Officials involved in the original negotiations said the "Importer of Record" clause was accepted in 2024 under pressure to fast-track the deal before elections. Under Oracle's Annual Universal Credit system, BDCCL must pay fixed amounts each year – $3 million, $6 million, and $9 million – regardless of actual consumption. Unused credits expire annually, meaning BDCCL pays for capacity it does not use.
A financial review by the ICT Division estimates that BDCCL's actual consumption in the first year was $2.15 million, or roughly 70% of the credits purchased.
BDCCL has proposed allowing unused credits to roll over year to year and aligning prices with market rates, which it says are 30-40% lower than Oracle's charges.
BDCCL is restricted by contract from offering Oracle's DRCC services to private companies. Only the government or majority state-owned entities can use the infrastructure.
In his letter to Oracle, the BDCCL managing director proposed amending the restriction, allowing BDCCL to serve private-sector clients.
As of October 2025, Oracle has not publicly responded to that proposal.
A politically rushed deal
The contract is currently governed by English law, with arbitration based in London – standard practice for Oracle's global contracts, but one that government officials now see as a sovereignty issue.
BDCCL has asked that future disputes be resolved under Bangladeshi law, through arbitration at the Bangladesh International Arbitration Centre in Dhaka.
Officials note that countries like India and Indonesia have already localised similar contracts to ensure jurisdiction within national borders.
The Oracle agreement was signed during the tenure of the former state minister for ICT, who is now facing judicial investigation over unrelated corruption allegations.
Multiple sources inside the ministry described the Oracle deal as "politically rushed," finalised without thorough vetting by financial or legal experts.
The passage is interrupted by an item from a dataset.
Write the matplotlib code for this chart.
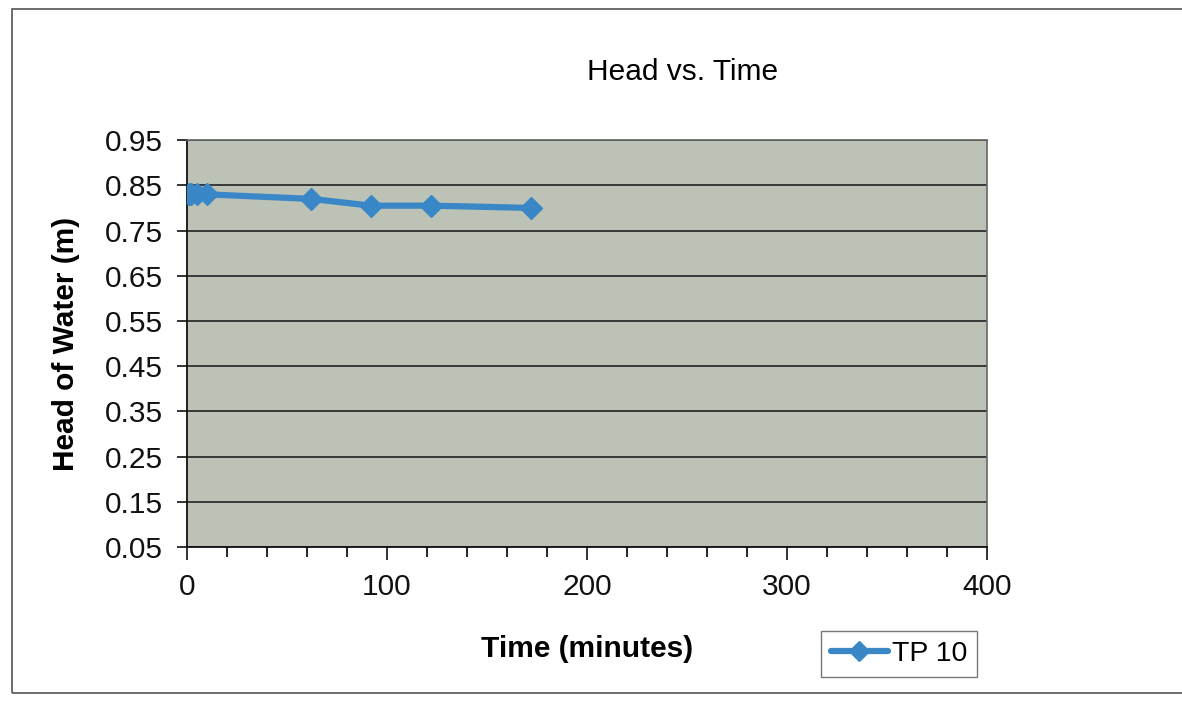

BDCCL wants Oracle to refund import duties
According to BDCCL's correspondence, 10 key clauses in the Oracle contract are now under review. The company has asked Oracle to refund the import duties it paid for equipment the vendor still owns and to allow unused cloud credits to roll over from one year to the next. It also wants pricing aligned with regional market rates and permission to offer services to private clients under proper regulatory oversight.
Other proposed changes include removing fixed renewal fees, extending payment deadlines from 30 to 90 days, and ensuring both sides have equal rights to terminate the agreement. BDCCL has further sought longer data retention after contract expiry, arbitration under Bangladeshi law instead of English, and the replacement of costly bank guarantees with renewable pay orders.